Greene tried to picture the scene twenty-four hours ago. The Cadillac pulls into the front corner of the lot and Jet gets out of his car. At the same time, Cedric Wilkinson and his son Kyle walk up from the street through the middle of the lot. When they are steps from the front door Suzanne Howett runs out from the other side of the
building, crosses behind the Wilkinsons, and greets Jet. Gunshots pierce the quiet of the night. Young Kyle is hit in the head and goes down. His father starts to scream. Howett jumps in the car and Jet takes off. Larkin St. Clair stumbles out of the dark; stuffs something, almost certainly the gun, down his pants; and takes off across the front of the parking lot toward the street. No one sees Dewey, but the back of the lot leads to an alleyway. Obviously that’s where he goes.
Jose, Jose, or whoever you are. Where were you? What did you see? What made you run?
Picture it, he told himself. Try to see it.
If Jose went out the back door before the shooting, maybe he heard Dewey and St. Clair talking. It’s dark here. The employees say he and Suzanne used to smoke out back. Officer Ho had found some cigarette butts there.

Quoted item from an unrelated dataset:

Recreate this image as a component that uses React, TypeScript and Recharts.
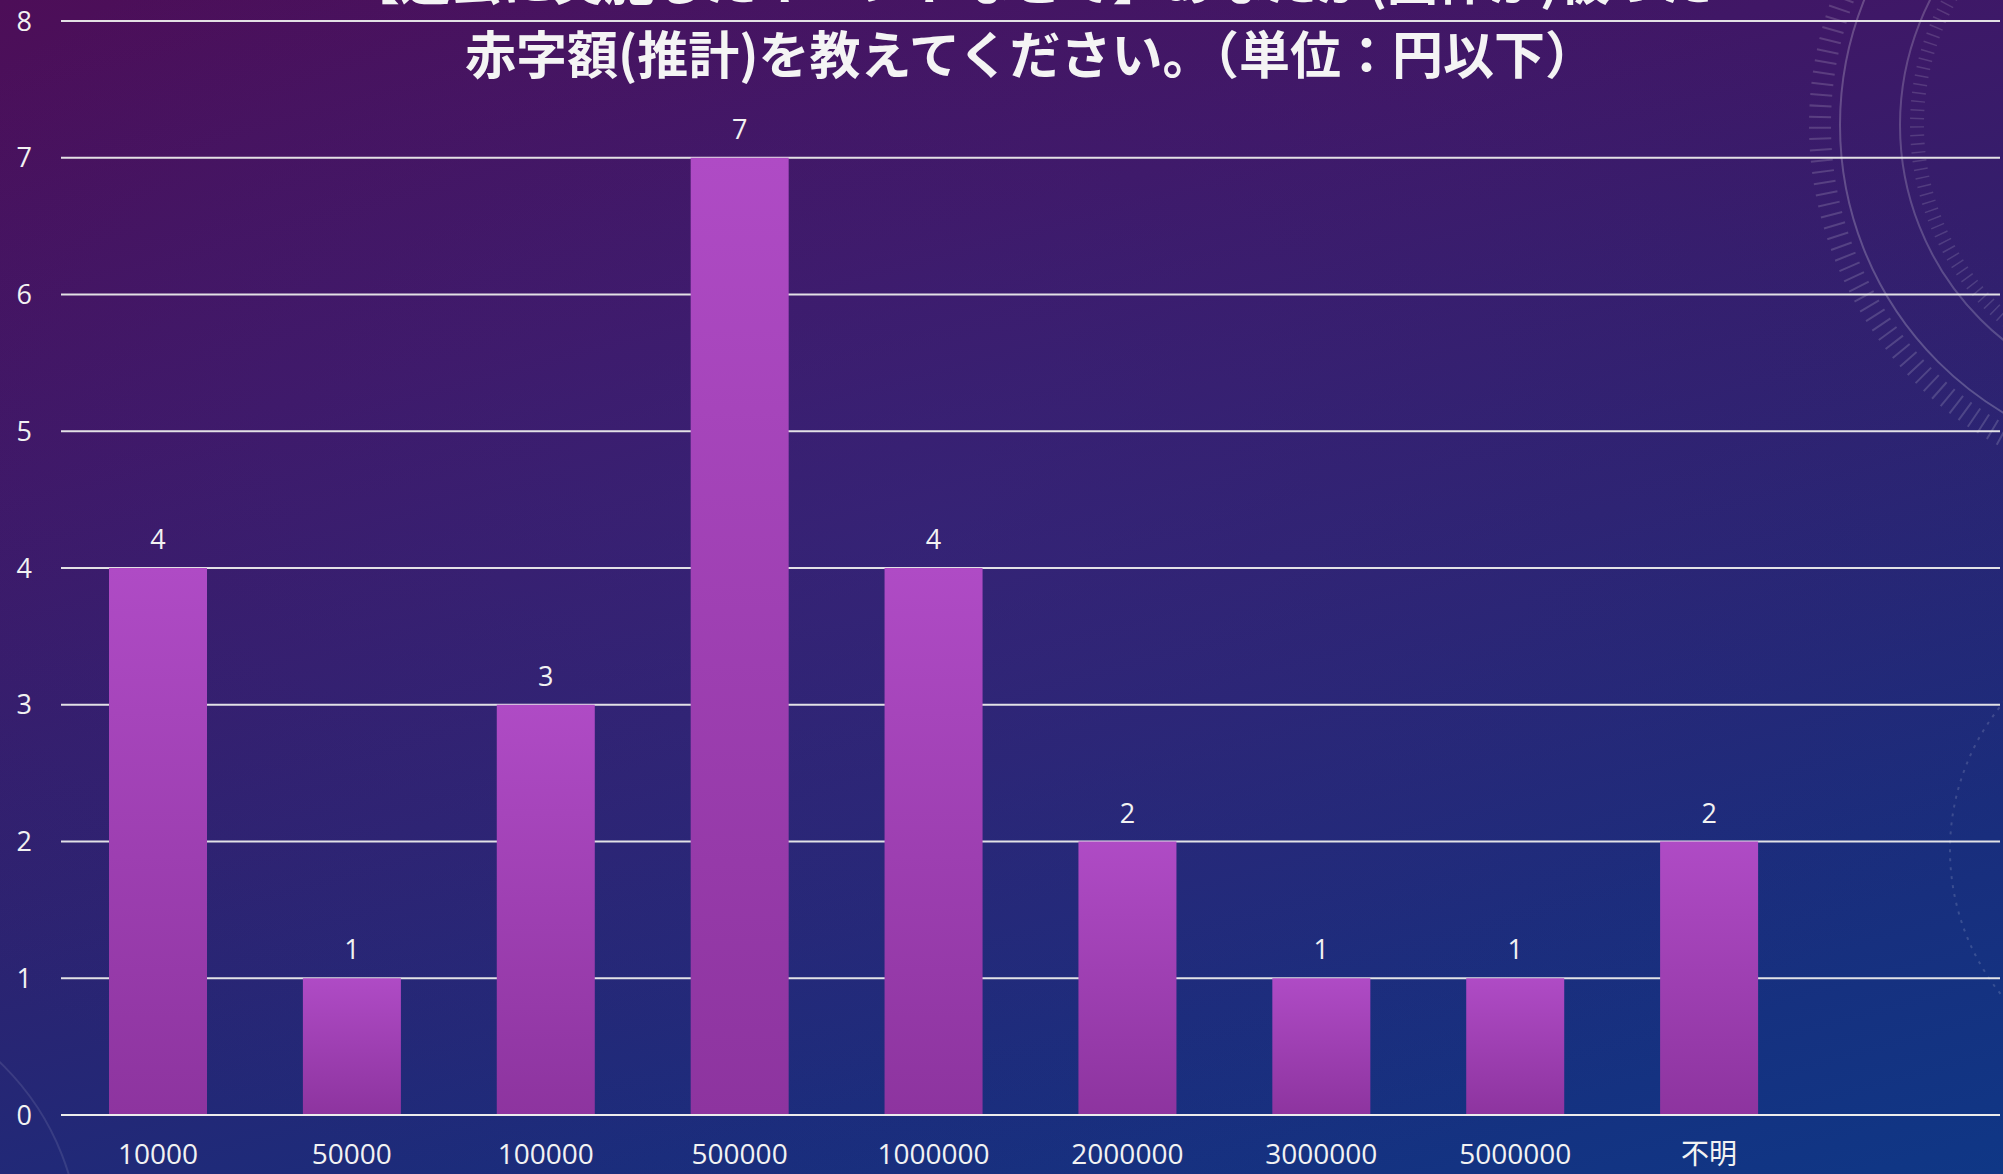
import React from "react";
import { Bar, BarChart, CartesianGrid, LabelList, XAxis, YAxis } from "recharts";

// 赤字額の区分（円以下）
const categories = [
  "10000",
  "50000",
  "100000",
  "500000",
  "1000000",
  "2000000",
  "3000000",
  "5000000",
  "不明",
];
const counts = [4, 1, 3, 7, 4, 2, 1, 1, 2];
const yTicks = [0, 1, 2, 3, 4, 5, 6, 7, 8];

const titleLine1 = "【過去に実施したイベントなどで】あなたが(団体が)被った";
const titleLine2 = "赤字額(推計)を教えてください。（単位：円以下）";

const data = categories.map((name, i) => ({ name, count: counts[i] }));

const W = 2003;
const H = 1174;
const textColor = "#f2f2f2";
const font = "'Open Sans', 'Noto Sans CJK JP', sans-serif";

function Backdrop() {
  return (
    <svg
      width={W}
      height={H}
      style={{ position: "absolute", left: 0, top: 0 }}
    >
      <defs>
        <radialGradient id="glow" cx="0.45" cy="0.45" r="0.6">
          <stop offset="0%" stopColor="#3a2a85" stopOpacity={0.35} />
          <stop offset="100%" stopColor="#3a2a85" stopOpacity={0} />
        </radialGradient>
      </defs>
      <rect width={W} height={H} fill="url(#glow)" />
      {/* 右上の飾りの円 */}
      <g fill="none" stroke="#ffffff">
        <circle cx={2175} cy={125} r={335} strokeOpacity={0.22} strokeWidth={2} />
        <circle cx={2175} cy={125} r={275} strokeOpacity={0.2} strokeWidth={2} />
        <circle
          cx={2175}
          cy={125}
          r={355}
          strokeOpacity={0.16}
          strokeWidth={22}
          strokeDasharray="2 9"
        />
        <circle
          cx={2175}
          cy={125}
          r={258}
          strokeOpacity={0.14}
          strokeWidth={14}
          strokeDasharray="1.5 7"
        />
        <circle
          cx={2180}
          cy={850}
          r={230}
          strokeOpacity={0.15}
          strokeWidth={2}
          strokeDasharray="3 6"
        />
        <circle cx={-180} cy={1250} r={260} strokeOpacity={0.1} strokeWidth={2} />
      </g>
    </svg>
  );
}

// 棒：上が明るく下が濃いグラデーション
const GradientBar = (props: any) => {
  const { x, y, width, height, index } = props;
  if (!(width > 0) || !(height > 0)) return null;
  const id = `barFill-${index}`;
  return (
    <g>
      <defs>
        <linearGradient id={id} x1="0" y1="0" x2="0" y2="1">
          <stop offset="0%" stopColor="#af4bc5" />
          <stop offset="100%" stopColor="#8d349f" />
        </linearGradient>
      </defs>
      <rect x={x} y={y} width={width} height={height} fill={`url(#${id})`} />
    </g>
  );
};

export default function App() {
  return (
    <div
      style={{
        position: "absolute",
        left: 0,
        top: 0,
        width: W,
        height: H,
        overflow: "hidden",
        fontFamily: font,
        background:
          "linear-gradient(165deg, #4d0e58 0%, #401766 28%, #2c2371 55%, #1a2d7c 78%, #0f3786 100%)",
      }}
    >
      <Backdrop />
      <div style={{ position: "absolute", left: 0, top: 0 }}>
        <BarChart
          width={W}
          height={H}
          data={data}
          margin={{ top: 21, right: 3, left: 0, bottom: 0 }}
          barCategoryGap="50%"
        >
          <CartesianGrid
            vertical={false}
            stroke="#ececec"
            strokeWidth={2}
            strokeOpacity={0.95}
          />
          <XAxis
            dataKey="name"
            height={59}
            axisLine={{ stroke: "#ececec", strokeWidth: 2 }}
            tickLine={false}
            tickSize={0}
            tickMargin={29}
            padding={{ left: 0, right: 194 }}
            interval={0}
            tick={{ fill: textColor, fontSize: 28, fontFamily: font }}
          />
          <YAxis
            width={61}
            domain={[0, 8]}
            ticks={yTicks}
            axisLine={false}
            tickLine={false}
            tickSize={0}
            tickMargin={29}
            tick={{ fill: textColor, fontSize: 27, fontFamily: font }}
          />
          <Bar
            dataKey="count"
            barSize={98}
            fill="#a044b6"
            shape={GradientBar}
            isAnimationActive={false}
          >
            <LabelList
              dataKey="count"
              position="top"
              offset={19}
              fill={textColor}
              fontSize={27}
              fontFamily={font}
            />
          </Bar>
        </BarChart>
      </div>
      <div
        style={{
          position: "absolute",
          left: 29,
          width: W,
          top: -59,
          textAlign: "center",
          color: "#f4f4f4",
          fontFamily: "'Noto Sans CJK JP', sans-serif",
          fontWeight: 700,
          fontSize: 51,
          lineHeight: "74px",
          whiteSpace: "nowrap",
          pointerEvents: "none",
        }}
      >
        <div>{titleLine1}</div>
        <div>{titleLine2}</div>
      </div>
    </div>
  );
}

He lowered his flashlight so the beam was level with the row of bushes that lined the side of the building and walked with care toward the back, like a suspicious night guard in a cheap noir film. Halfway along, something cast a spiderweb-like shadow on the wall. He pulled a pen out of his pocket, reached over, and plucked out a black hairnet.
“You’re lucky to have such a nice day this late in November,” the uniformed woman on the ferry said to Daniel Kennicott. He’d just strolled off the boat, down the ramp to the wharf on Pelee Island. “And it’s never as cold over here. You should come back here in the spring.”
She was right. The air was noticeably warmer than on the mainland and the clouds had cleared. He’d read that the island was famous for its temperate climate due to the moderating effect of the surrounding lake. One of the reasons it was such a good place to grow wine.
“I first heard about Pelee Island when I was in grade five,” he said. “Always wanted to come here.”
“Can’t get any farther south in the whole country,” the woman said.
The big boat held space for a number of vehicles in its hold. When they cleared the parking area, he made his way down the gangplank. He heard squawking sounds when he got on shore. Overhead a flock of Canada geese gained a graceful curve in the blue sky. Outside the perimeter fence, an unmarked police car was waiting for him.
“You know the Hawk Haven Inn Bed-and-Breakfast?” he asked the dark-haired police officer who was driving once they’d introduced themselves. Her name was Françoise Gelante. She had wavy auburn hair and a smile that exposed a row of perfect white teeth.
“It’s in the southwest corner. Down the road from the lighthouse.” She drove slowly on the narrow road. There was only room for one car, and when a vehicle came at them from the other direction, both of them had to straddle the shoulders to pass.
On the boat ride across, he had bought a little replica of the Pelee Island lighthouse in the gift shop and attached it to his key chain. “Take me close, but I want you to stay back out of sight.”